Clustering
Clustering is aimed at grouping set of objects that have similar “properities”. There are many different ways to define the distance for clustering. The famous k-means algorithm is based on the centroid distance model.
Hierarchical clustering
- Based on the distance in a cluster
- Provide a hierarchy of clusters
- Single linkage(minimum)/complete linkage(maximum)/Average linkage
- Partition not unique, user need to choose appropriate clusters.
- Not robust for outliers. May lead to additional clusters or merge other clusters.
- Methods: start with every point in its own cluster -> repeatedly merge the closest two clusters.
k-means
- The sum of the distance of all the points to their clusters is the smallest.
- NP-hard (not-solvable in normal time), approximate solution
- Lloyd’s method: always converges
- k-means++: instead of initializing the cluster centre randomly, pick them according to the distance from previous centers.
- Polynomial time for smoothed analysis
Gaussian mixture models
- Distribution based clustering
Hard EM
- K-means is the hard EM for GMM
- E-step: Go through every possibe labels for each data point, set the labels (latent variables) to the values that maximize likelihood.
- M-step: Treat the label as known.

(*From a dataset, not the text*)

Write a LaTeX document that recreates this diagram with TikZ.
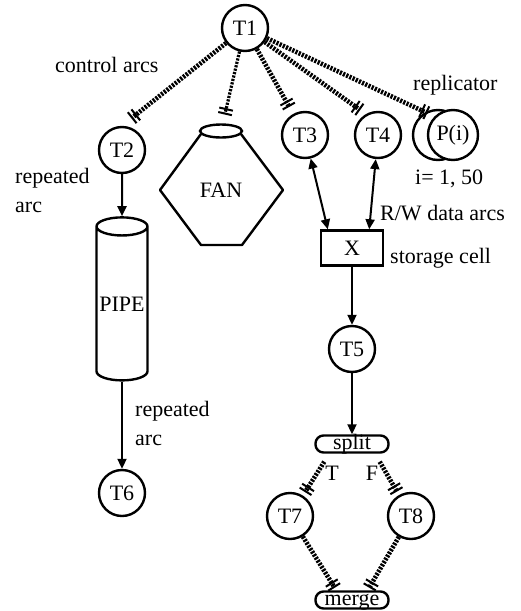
\documentclass[tikz,border=0pt]{standalone}
\usepackage{fontspec}
\setmainfont{Liberation Serif}
\usetikzlibrary{arrows.meta, positioning, shapes.geometric}
\tikzset{
  place/.style={circle, draw, line width=2.4pt, minimum size=46pt, inner sep=0pt,
                fill=white, font=\fontsize{22}{24}\selectfont},
  cell/.style={draw, line width=2.4pt, minimum width=62pt, minimum height=35pt,
               inner sep=0pt, font=\fontsize{22}{24}\selectfont},
  gate/.style={draw, line width=2.4pt, rounded corners=8pt, minimum width=73pt,
               text height=12pt, text depth=1pt, inner xsep=0pt, inner ysep=2pt,
               font=\fontsize{22}{24}\selectfont},
  outline/.style={draw, line width=2.4pt, line join=round},
  ctrl/.style={line width=4.6pt, dash pattern=on 2.2pt off 1.3pt,
               -{Bar[width=14pt,line width=2pt,sep=2.6pt]Bar[width=14pt,line width=2pt]}},
  ctrlfine/.style={ctrl, line width=3.2pt},
  data/.style={line width=2pt, -{Triangle[length=10pt,width=9pt]}},
  rw/.style={line width=2pt, {Triangle[length=10pt,width=9pt]}-{Triangle[length=10pt,width=9pt]}},
  lab/.style={font=\fontsize{22}{29}\selectfont, align=left, inner sep=0pt},
}

\begin{document}
\begin{tikzpicture}[x=1pt, y=-1pt]
\useasboundingbox (0,0) rectangle (520,611);

% ---------- top row: controller and the nodes it starts ----------
\node[place] (t1) at (245,28) {T1};
\node[place] (t2) at (122,150) {T2};
\node[place] (t3) at (305,135) {T3};
\node[place] (t4) at (378,135) {T4};
\node[place, minimum size=50pt] (pback) at (438,135) {};
\node[place, minimum size=50pt] (pi) at (453,135) {P(i)};

\node[font=\fontsize{22}{24}\selectfont] (fan) at (221,190) {FAN};
\draw[outline] ([shift={(-20,-56)}]fan.center) -- ([shift={(-61,0)}]fan.center)
  -- ([shift={(-20,55)}]fan.center) -- ([shift={(21,55)}]fan.center)
  -- ([shift={(62,0)}]fan.center) -- ([shift={(20,-56)}]fan.center);
\node[ellipse, draw, line width=2.4pt, fill=white, minimum width=42pt,
      minimum height=13pt, inner sep=0pt] (fantop) at (221,131) {};

% ---------- left column: pipe ----------
\node[cylinder, shape border rotate=90, draw, line width=2.4pt, aspect=0.4,
      minimum width=51pt, minimum height=163pt, inner sep=0pt,
      font=\fontsize{22}{24}\selectfont] (pipe) at (122,304) {PIPE};
\node[place] (t6) at (122,493) {T6};

% ---------- right column: storage cell, split and merge ----------
\node[cell] (x) at (352,248) {X};
\node[place] (t5) at (352,349) {T5};
\node[gate] (split) at (352,444) {split};
\node[place] (t7) at (290,516) {T7};
\node[place] (t8) at (411,516) {T8};
\node[gate] (merge) at (352,600) {merge};

% ---------- arcs ----------
\draw[ctrl, shorten >=12pt] (t1) -- (t2.north);
\draw[ctrlfine, shorten >=9pt] (t1) -- (fantop);
\draw[ctrl, shorten >=8pt] (t1) -- (t3);
\draw[ctrl, shorten >=7pt] (t1) -- (t4.120);
\draw[ctrl, shorten >=8pt] (t1) -- (pi.north west);

\draw[data] (t2) -- (pipe);
\draw[data] (pipe) -- (t6);
\draw[rw] (t3) -- ([xshift=8pt]x.north west);
\draw[rw] (t4) -- ([xshift=-15pt]x.north east);
\draw[data] (x) -- (t5);
\draw[data] (t5) -- (split);

\draw[ctrl, shorten >=4pt] ([shift={(10,8)}]split.south west) -- (t7);
\draw[ctrl, shorten >=4pt] ([shift={(-10,8)}]split.south east) -- (t8);
\draw[ctrl, shorten >=3pt] (t7) -- ([xshift=22pt]merge.north west);
\draw[ctrl, shorten >=3pt] (t8) -- ([xshift=-22pt]merge.north east);

% ---------- labels ----------
\node[lab, anchor=base west] at (55,72) {control arcs};
\node[lab, anchor=base west] at (413,90) {replicator};
\node[lab, anchor=base west] at (415,184) {i= 1, 50};
\node[lab, anchor=base west] at (380,220) {R/W data arcs};
\node[lab, anchor=base west] at (390,263) {storage cell};
\node[lab, anchor=base west] at (15,212) {repeated\\arc};
\node[lab, anchor=base west] at (135,445) {repeated\\arc};
\node[lab, anchor=base] at (332,480) {T};
\node[lab, anchor=base] at (372,480) {F};

\end{tikzpicture}
\end{document}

MLE training for the parameters.
Soft EM (The standard EM)
- E-step: For each example, each point has a probability of belonging to certain group, which means each example has #groups values representing its probability of belonging to this group. (Find the posterior for each latent variable, maximize the expectation of the likelihood over the latent variable)
- M-step: Set the parameters to the values that maximizes the likelihood.